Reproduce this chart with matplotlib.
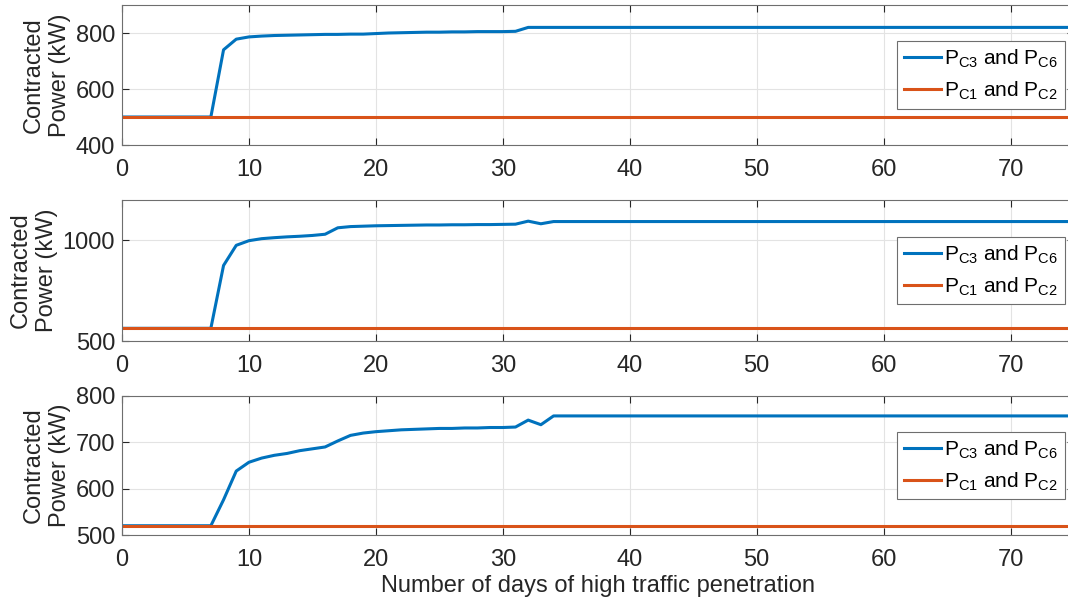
"""
Contracted power vs number of days of high traffic penetration (3 panels).
"""

import numpy as np
import matplotlib
matplotlib.use("Agg")
import matplotlib.pyplot as plt

plt.rcParams["font.family"] = ["Liberation Sans", "DejaVu Sans"]
plt.rcParams["mathtext.fontset"] = "custom"
plt.rcParams["mathtext.rm"] = "Liberation Sans"

days = np.arange(0, 76)

# panel 1 (P_C3/P_C6), days 0..32, then flat
p1_head = [500, 500, 500, 500, 500, 500, 500, 500, 740, 778, 786, 789, 791,
           792, 793, 794, 795, 795, 796, 796, 798, 800, 801, 802, 803, 803,
           804, 804, 805, 805, 805, 806, 820]
p1_tail = 820
p1_base = 500

p2_head = [563, 563, 563, 563, 563, 563, 563, 563, 875, 975, 998, 1008, 1013,
           1017, 1020, 1024, 1030, 1062, 1068, 1070, 1072, 1073, 1074, 1075,
           1076, 1076, 1077, 1077, 1078, 1078, 1079, 1080, 1095, 1082, 1093]
p2_tail = 1093
p2_base = 563

p3_head = [520, 520, 520, 520, 520, 520, 520, 520, 576, 638, 657, 666, 672,
           676, 682, 686, 690, 703, 715, 720, 723, 725, 727, 728, 729, 730,
           730, 731, 731, 732, 732, 733, 748, 738, 757]
p3_tail = 757
p3_base = 520

panels = [
    (p1_head, p1_tail, p1_base, (400, 900), [400, 600, 800]),
    (p2_head, p2_tail, p2_base, (500, 1200), [500, 1000]),
    (p3_head, p3_tail, p3_base, (500, 800), [500, 600, 700, 800]),
]

BLUE = "#0072BD"
ORANGE = "#D95319"
TXT = "#262626"
FS = 17

W, H = 1068, 604
fig = plt.figure(figsize=(W / 100, H / 100), dpi=100)
# top/bottom pixel rows of each axes
rows = [(5, 145), (200, 341), (396, 535)]
left_px, right_px = 122, 1074

for i, ((head, tail, base, ylim, yticks), (top, bot)) in enumerate(zip(panels, rows)):
    ax = fig.add_axes([left_px / W, 1 - bot / H, (right_px - left_px) / W, (bot - top) / H])
    vals = np.array(head + [tail] * (len(days) - len(head)), dtype=float)
    ax.plot(days, vals, color=BLUE, lw=2.2, label=r"P$_{\mathregular{C3}}$ and P$_{\mathregular{C6}}$")
    ax.plot(days, np.full(len(days), base), color=ORANGE, lw=2.2,
            label=r"P$_{\mathregular{C1}}$ and P$_{\mathregular{C2}}$")
    ax.set_xlim(0, 75)
    ax.set_ylim(*ylim)
    ax.set_xticks(range(0, 71, 10))
    ax.set_yticks(yticks)
    ax.grid(True, color="#e3e3e3", lw=0.8)
    ax.set_axisbelow(True)
    ax.tick_params(direction="in", top=True, right=True, length=5, width=0.8,
                   labelsize=FS, colors=TXT)
    ax.tick_params(axis="x", pad=10)
    ax.tick_params(axis="y", pad=5)
    for s in ax.spines.values():
        s.set_color("#6e6e6e")
        s.set_linewidth(0.8)
    ax.set_ylabel("Contracted\nPower (kW)", fontsize=FS, color=TXT, linespacing=1.28, labelpad=3)
    leg = ax.legend(loc="center right", bbox_to_anchor=(1.0, 0.5), fontsize=15,
                    fancybox=False, framealpha=1, edgecolor="#6e6e6e",
                    handlelength=1.8, handletextpad=0.15, borderpad=0.3,
                    labelspacing=0.45, borderaxespad=0.45)
    leg.get_frame().set_linewidth(0.8)
    if i == 2:
        ax.set_xlabel("Number of days of high traffic penetration", fontsize=FS, color=TXT, labelpad=3)

fig.savefig("out.png", dpi=100)
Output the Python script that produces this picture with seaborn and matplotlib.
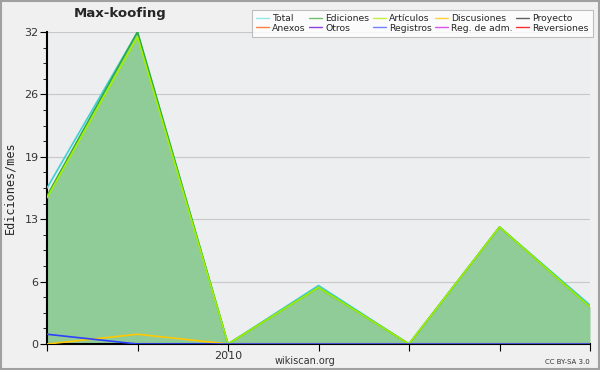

════

> **OBJECTIVE**
Give again, exactly, the lines from the start of the data through the one holding "import matplotlib.pyplot as plt"; omit the pictures.

> **SOLUTION FOR THIS PROBLEM**
Reproduce this chart with matplotlib.
"""
Contracted power vs number of days of high traffic penetration (3 panels).
"""

import numpy as np
import matplotlib
matplotlib.use("Agg")
import matplotlib.pyplot as plt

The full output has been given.